In other words, they’d had the market to themselves so long they’d forgotten how to compete. Their attitude was that if the public was picking Japanese cars instead of theirs, instead of making better cars, they needed better marketing. The solution was to spend more on Super Bowl ads. Dealers were retrained to emphasize cupholders instead of horsepower.
That missed the point. It was never about cupholders. It was about what we now call user experience. It was about building a car around the driver instead of the other way around. The Japanese manufacturers studied users religiously. The Americas thought they could tell the customer what they wanted.
The Japanese car companies expanded from econoboxes into full sized sedans, SUVs, and later luxury vehicles. But success breeds complacency, and now they make boring cars that are purchased but not loved, too. Otherthan Toyota’s Prius, none has made inroads in the coming EV revolution.
What Do Cupholders Have to Do With Startups?
A battle between dinosaurs where even the upstarts have billions in revenue hardly seems to hold lessons for a ten-person startup still struggling with product-market fit.
But the insights are crucial because most startups will enter an industry dominated by giants, whether that’s Kellogg’s in frozen waffles, Facebook in social media, or 3M in adhesives.
The key question from investors, including myself, is how can a tiny startup survive when the giants decide to make something similar? They have all the advantages — a huge team to build the product, factories to produce it, resellers and distributors to sell it, loyal customers waiting to buy it. How does the startup avoid becoming roadkill?
The answer is to follow exactly what the Japanese car companies did — focus on a segment of the market the big guys don’t care about. In their case, it was compact vehicles.
Losing market share there didn’t matter much to the Americans — that segment didn’t make money. In fact, they were even willing to rebadge the Japanese cars and sell it through their dealerships themselves, thereby sowing the seeds of their own destruction.
Building a small, inexpensive, energy-efficient car takes a different mindset from building large, high-horsepower vehicles. It takes different skills and different suppliers.
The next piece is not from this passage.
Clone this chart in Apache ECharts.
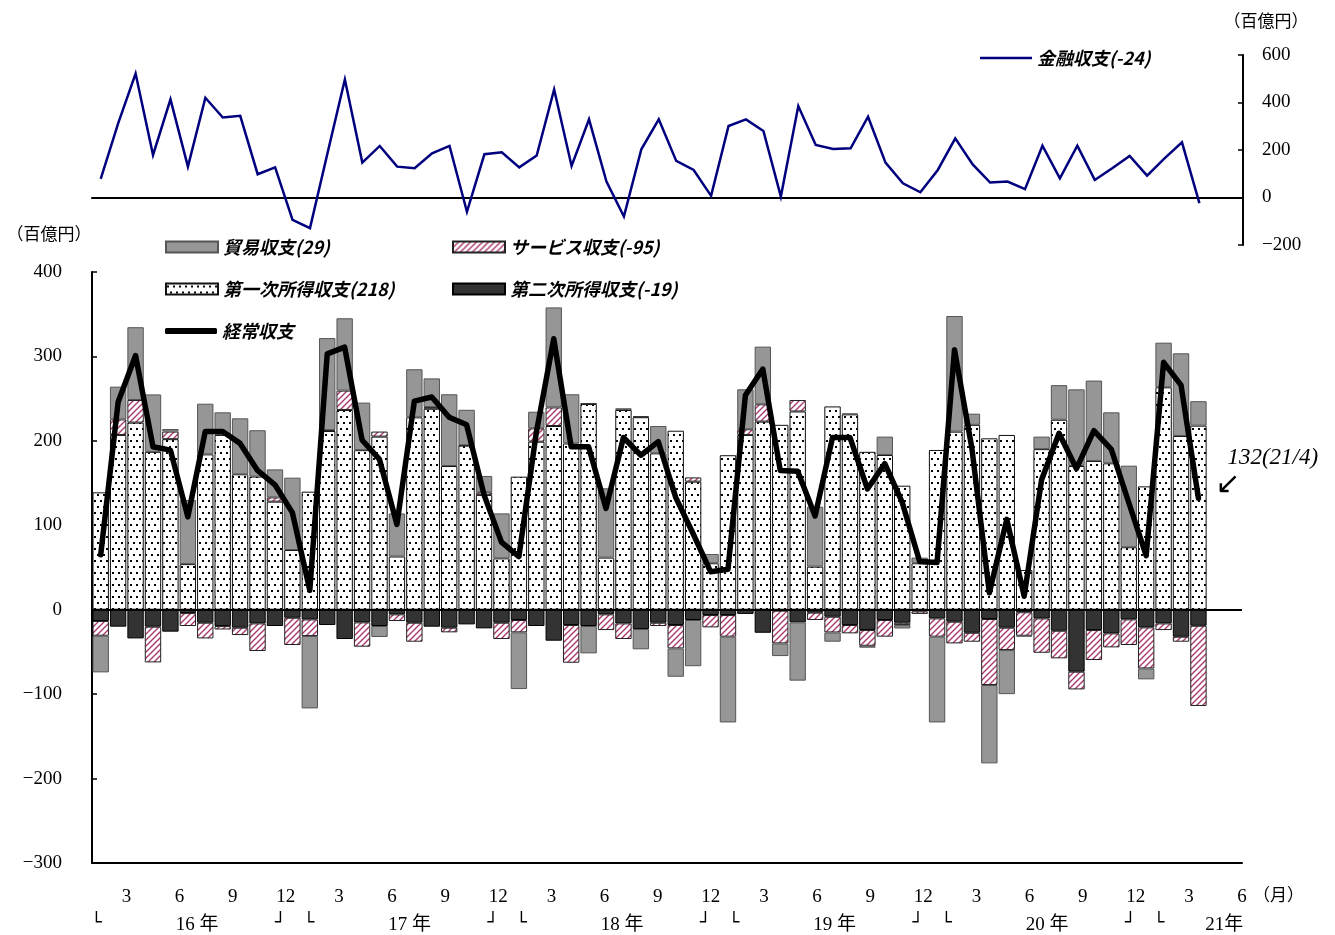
<!DOCTYPE html>
<html>
<head>
<meta charset="utf-8">
<script src="https://cdn.jsdelivr.net/npm/echarts@6.0.0/dist/echarts.min.js"></script>
<style>
  html, body { margin: 0; padding: 0; background: #fff; }
  #chart { width: 1335px; height: 935px; }
</style>
</head>
<body>
<div id="chart"></div>
<script>
// Monthly categories, Jan 2016 – Jun 2021 (data runs through Apr 2021)
const months = [
  '16/1','16/2','16/3','16/4','16/5','16/6','16/7','16/8','16/9','16/10','16/11','16/12',
  '17/1','17/2','17/3','17/4','17/5','17/6','17/7','17/8','17/9','17/10','17/11','17/12',
  '18/1','18/2','18/3','18/4','18/5','18/6','18/7','18/8','18/9','18/10','18/11','18/12',
  '19/1','19/2','19/3','19/4','19/5','19/6','19/7','19/8','19/9','19/10','19/11','19/12',
  '20/1','20/2','20/3','20/4','20/5','20/6','20/7','20/8','20/9','20/10','20/11','20/12',
  '21/1','21/2','21/3','21/4','21/5','21/6'
];

// 貿易収支 (百億円)
const trade = [
  -43.4, 38.8, 86.2, 68, 3, 76, 60, 26.8, 66.3, 54.9, 33.2, 85.7,
  -85.7, 109, 85.7, 56.3, -13, 51, 57, 34, 85, 42, 19.4, 53.3,
  -67.2, 19.7, 118.5, 58.3, -32.4, 82.1, 2, -24, 32.4, -33.6, -54.7, 11,
  -101.6, 47.4, 68.3, -15, -69, 71, -11, 1, -2.3, 21.7, -4, 6.7,
  -101.6, 137, 13.2, -92.8, -52.2, -1, 14.8, 41, 90.8, 95.2, 60.4, 96.6,
  -13, 52.9, 97.9, 29
];
// サービス収支
const services = [
  -17.4, 18.4, 26.8, -42.3, 9, -15.3, -18.6, -4, -8.7, -32.7, 5, -32.3,
  -19.7, 1, 22.9, -28.8, 6, -7.9, -22.5, 2, -5.5, 0.5, 3, -19.3,
  -14.6, 15.8, 22, -44.7, 0.5, -18.6, -18.5, 1, -3.9, -27.7, 5, -14.6,
  -25.6, 6.7, 20.5, -38.7, 13.6, -8.7, -18.6, -9.9, -18.6, -19.7, -2.8, -3,
  -21.6, -25.7, -10.6, -78.2, -26.5, -27.8, -40.7, -32.7, -21, -35.5, -16.6, -30.4,
  -48.6, -7.9, -5.9, -95
];
// 第一次所得収支
const primaryIncome = [
  139, 207, 221.6, 187, 202, 54, 184, 207, 160.4, 157.7, 128, 70.7,
  139.8, 211.7, 236.6, 189, 205, 63, 227.8, 238, 170.2, 194.3, 136, 60.8,
  157.6, 199, 217.6, 196.9, 243.6, 61.7, 236.6, 228, 185.2, 212, 151.7, 55,
  183, 207, 222.8, 219, 234.8, 51, 240.8, 231.4, 187, 183.3, 146.9, 55,
  189.2, 210.9, 219, 203, 207, 47, 190.2, 225, 170.2, 176.2, 173.4, 74,
  146.1, 263.4, 205.8, 218
];
// 第二次所得収支
const secondaryIncome = [
  -13.4, -20.1, -34, -20.1, -26, -4, -15.4, -19.4, -21.3, -16.2, -19.3, -9.5,
  -11.5, -18.1, -34.7, -15, -19.3, -5.5, -15.4, -20.1, -21.3, -17.4, -22.1, -15.4,
  -12.2, -19.3, -36.7, -18.1, -19.3, -5.5, -16.2, -22.9, -15.4, -18.1, -12.2, -6.3,
  -6.3, -5, -27.3, -1.2, -15, -3.5, -8.3, -18.1, -24.1, -12.2, -15.4, -2,
  -10.3, -14.2, -27.3, -11, -21.3, -3, -10.3, -24.9, -73.4, -24.1, -28, -11.4,
  -20.9, -16.2, -32, -19
];
// 経常収支
const currentAccount = [
  65, 246, 301, 193, 189, 110, 211, 211, 197, 165, 148, 115,
  23, 303, 311, 201, 178, 101, 247, 252, 228, 219, 136, 80,
  63, 210, 321, 193, 193, 120, 204, 183, 199, 133, 90, 45,
  48, 254, 285, 165, 164, 111, 204, 204, 143, 173, 127, 57,
  56, 308, 191, 20, 107, 16, 154, 209, 167, 212, 190, 127,
  64, 293, 266, 132
];
// 金融収支
const financial = [
  78, 312, 522, 179, 413, 130, 420, 337, 344, 98, 127, -94,
  -129, 185, 497, 147, 217, 130, 123, 186, 217, -60, 182, 190,
  127, 177, 455, 133, 329, 67, -80, 203, 329, 154, 116, 7,
  301, 329, 280, 4, 385, 221, 204, 207, 340, 147, 60, 22,
  116, 249, 139, 63, 67, 35, 218, 81, 218, 74, 123, 175,
  92, 165, 232, -24
];

const SERIF = "'Liberation Serif', 'DejaVu Serif', 'Noto Sans CJK JP', serif";
const JP = "'Noto Sans CJK JP', sans-serif";
const withMinus = v => String(v).replace('-', '−');

// fill patterns
function dotTile() {
  const c = document.createElement('canvas');
  c.width = 6; c.height = 12;
  const g = c.getContext('2d');
  g.fillStyle = '#fff'; g.fillRect(0, 0, 6, 12);
  g.fillStyle = '#000';
  g.fillRect(1, 2, 2, 2);
  g.fillRect(4, 8, 2, 2);
  return c;
}
function hatchTile() {
  const c = document.createElement('canvas');
  c.width = 6; c.height = 6;
  const g = c.getContext('2d');
  g.fillStyle = '#fff'; g.fillRect(0, 0, 6, 6);
  g.strokeStyle = '#a8386e'; g.lineWidth = 1.4;
  g.beginPath();
  g.moveTo(-1, 7); g.lineTo(7, -1);
  g.moveTo(-4, 4); g.lineTo(4, -4);
  g.moveTo(2, 10); g.lineTo(10, 2);
  g.stroke();
  return c;
}
const dotFill = { image: dotTile(), repeat: 'repeat' };
const hatchFill = { image: hatchTile(), repeat: 'repeat' };

const lastOf = a => a[a.length - 1];
const legendValues = {
  '貿易収支': lastOf(trade),
  'サービス収支': lastOf(services),
  '第一次所得収支': lastOf(primaryIncome),
  '第二次所得収支': lastOf(secondaryIncome),
  '金融収支': lastOf(financial)
};
const legendText = {
  fontFamily: JP, fontSize: 18, fontWeight: 'bold', fontStyle: 'italic', color: '#000'
};
function legendAt(name, left, top, icon, h) {
  return {
    data: [name], left: left, top: top, padding: 0,
    icon: icon, itemWidth: 52, itemHeight: h, itemGap: 0, selectedMode: false,
    textStyle: legendText,
    formatter: n => (n in legendValues) ? `${n}(${Math.round(legendValues[n])})` : n
  };
}

const lastIdx = currentAccount.length - 1;
const lastMonth = months[lastIdx];

const barBase = { type: 'bar', stack: 'bop', xAxisIndex: 0, yAxisIndex: 0, barCategoryGap: '6%' };

// label-only axes share this base (placed under the bar panel)
const labelAxis = extra => Object.assign({
  gridIndex: 2, type: 'category', data: months, boundaryGap: false, position: 'bottom',
  axisLine: { show: false }, axisTick: { show: false }
}, extra);

const option = {
  animation: false,
  backgroundColor: '#fff',
  grid: [
    { left: 92, right: 93, top: 272, bottom: 72 },   // stacked bars
    { left: 92, right: 92, top: 55, height: 190 },    // 金融収支 panel
    { left: 91, right: 93, top: 272, bottom: 72 }     // month / year labels
  ],
  legend: [
    legendAt('金融収支', 980, 49, 'rect', 2.5),
    legendAt('貿易収支', 165, 238, 'rect', 11),
    legendAt('サービス収支', 452, 238, 'rect', 11),
    legendAt('第一次所得収支', 165, 280, 'rect', 11),
    legendAt('第二次所得収支', 452, 280, 'rect', 11),
    legendAt('経常収支', 165, 322, 'roundRect', 6)
  ],
  xAxis: [
    {
      gridIndex: 0, type: 'category', data: months, position: 'bottom',
      axisLine: { onZero: false, lineStyle: { color: '#000', width: 2 } },
      axisTick: { inside: true, length: 5, interval: 0, lineStyle: { color: '#000', width: 1.5 } },
      axisLabel: { show: false }
    },
    {
      gridIndex: 1, type: 'category', data: months, position: 'bottom',
      axisLine: { onZero: true, lineStyle: { color: '#000', width: 2 } },
      axisTick: { show: false }, axisLabel: { show: false }
    },
    labelAxis({
      axisLabel: {
        interval: 0, margin: 26, fontFamily: SERIF, fontSize: 19, color: '#000',
        formatter: (v, i) => { const m = i % 12 + 1; return m % 3 === 0 ? String(m) : ''; }
      }
    }),
    labelAxis({
      axisLabel: {
        interval: 0, margin: 54, fontFamily: SERIF, fontSize: 19, color: '#000',
        formatter: (v, i) => {
          if (i % 12 !== 6 && i !== lastIdx + 1) return '';
          const yy = v.split('/')[0];
          return i % 12 === 6 && i < 60 ? `${yy} 年` : `${yy}年`;
        }
      }
    }),
    labelAxis({
      axisLabel: {
        interval: 0, margin: 52, align: 'left', fontFamily: 'DejaVu Sans', fontSize: 18, color: '#000',
        formatter: (v, i) => i % 12 === 0 ? '└' : ''
      }
    }),
    labelAxis({
      axisLabel: {
        interval: 0, margin: 52, align: 'right', fontFamily: 'DejaVu Sans', fontSize: 18, color: '#000',
        formatter: (v, i) => i % 12 === 11 ? '┘' : ''
      }
    })
  ],
  yAxis: [
    {
      gridIndex: 0, type: 'value', min: -300, max: 400, interval: 100,
      name: '（百億円）', nameLocation: 'end', nameGap: 30,
      nameTextStyle: { fontFamily: JP, fontSize: 17, color: '#000', padding: [0, 86, 0, 0] },
      axisLine: { show: true, lineStyle: { color: '#000', width: 2 } },
      axisTick: { show: true, inside: true, length: 5, lineStyle: { color: '#000', width: 1.5 } },
      axisLabel: { margin: 30, fontFamily: SERIF, fontSize: 19, color: '#000', formatter: withMinus },
      splitLine: { show: false }
    },
    {
      gridIndex: 1, type: 'value', position: 'right', min: -200, max: 600, interval: 200,
      name: '（百億円）', nameLocation: 'end', nameGap: 26,
      nameTextStyle: { fontFamily: JP, fontSize: 17, color: '#000', padding: [0, 0, 0, 46] },
      axisLine: { show: true, lineStyle: { color: '#000', width: 2 } },
      axisTick: { show: true, inside: true, length: 5, lineStyle: { color: '#000', width: 1.5 } },
      axisLabel: { margin: 19, fontFamily: SERIF, fontSize: 19, color: '#000', formatter: withMinus },
      splitLine: { show: false }
    },
    { gridIndex: 2, type: 'value', show: false, min: 0, max: 1 }
  ],
  graphic: [
    { type: 'text', left: 1253, top: 886, style: { text: '（月）', font: `17px ${JP}`, fill: '#000' } }
  ],
  series: [
    Object.assign({}, barBase, {
      name: '第一次所得収支', data: primaryIncome,
      itemStyle: { color: dotFill, borderColor: '#111', borderWidth: 1 },
      markLine: {
        silent: true, symbol: ['none', 'none'], label: { show: false },
        lineStyle: { color: '#000', width: 2, type: 'solid' },
        data: [{ yAxis: 0 }]
      }
    }),
    Object.assign({}, barBase, {
      name: '第二次所得収支', data: secondaryIncome,
      itemStyle: { color: '#333333', borderColor: '#000', borderWidth: 1 }
    }),
    Object.assign({}, barBase, {
      name: 'サービス収支', data: services,
      itemStyle: { color: hatchFill, borderColor: '#222', borderWidth: 1 }
    }),
    Object.assign({}, barBase, {
      name: '貿易収支', data: trade,
      itemStyle: { color: '#969696', borderColor: '#555', borderWidth: 1 }
    }),
    {
      name: '経常収支', type: 'line', xAxisIndex: 0, yAxisIndex: 0, data: currentAccount,
      symbol: 'none', z: 5,
      lineStyle: { color: '#000', width: 5.5, join: 'round', cap: 'round' },
      itemStyle: { color: '#000' },
      endLabel: {
        show: true, distance: 5, offset: [12, -26],
        formatter: p => `{t|${p.value}(${lastMonth})}\n{a|↙}`,
        rich: {
          t: { fontFamily: SERIF, fontStyle: 'italic', fontSize: 23, color: '#000', padding: [0, 0, 0, 12], lineHeight: 26 },
          a: { fontFamily: 'DejaVu Sans', fontSize: 30, color: '#000', lineHeight: 28 }
        }
      }
    },
    {
      name: '金融収支', type: 'line', xAxisIndex: 1, yAxisIndex: 1, data: financial,
      symbol: 'none', z: 5,
      lineStyle: { color: '#00007f', width: 2.5, join: 'miter' },
      itemStyle: { color: '#00007f' }
    }
  ]
};

const chart = echarts.init(document.getElementById('chart'), null, { renderer: 'canvas' });
chart.setOption(option);
</script>
</body>
</html>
When GM finally tried to compete by creating Saturn and NUMMI Motors, both were disasters of corporate infighting instead of progress building better cars.
Once the startup has solid footing in a niche the giants have left open, it can develop a reputation for quality, responsiveness, and innovation. Then it can start marching upstream to take over bigger markets.
As long as a startup can stay out of the giants’ crosshairs and under their radar long enough, as an investor I don’t worry about them competing with giants. But many early-stage investors don’t see it the same as me.
When pushed on this question, many founders offer glib answers like, “the big guys aren’t interested in this market” or “it’s easier for them to acquire us than to build it inhouse”. Which might be true, but those answers are too simple to satisfy skeptical investors.
A better answer needs more details to explain what stops the giants from responding to a loss of market share.
The reason the giants can’t compete effectively is usually an issue with their own mindset and operations rather than anything startup does or their handful of patents. That may be obvious to a founder who comes from the industry, or even worked at the giant herself, but that won’t be obvious to investors who only see the resources a giant can bring to bear.
So take extra time to explain to investors:
- where the big players are focused
- why they’ve missed a large opportunity that’s clear to you
- how you’ll stay under their radar for as long as possible
- why they won’t be able to crush you once they realize the threat
That should make as interesting a story as the downfall of what was for 77 years the largest automaker in the world — GM — until it was dethroned by a scrappy loom manufacturer — Toyota. And how Toyota is in danger now of being made irrelevant by the next generation of EV upstarts.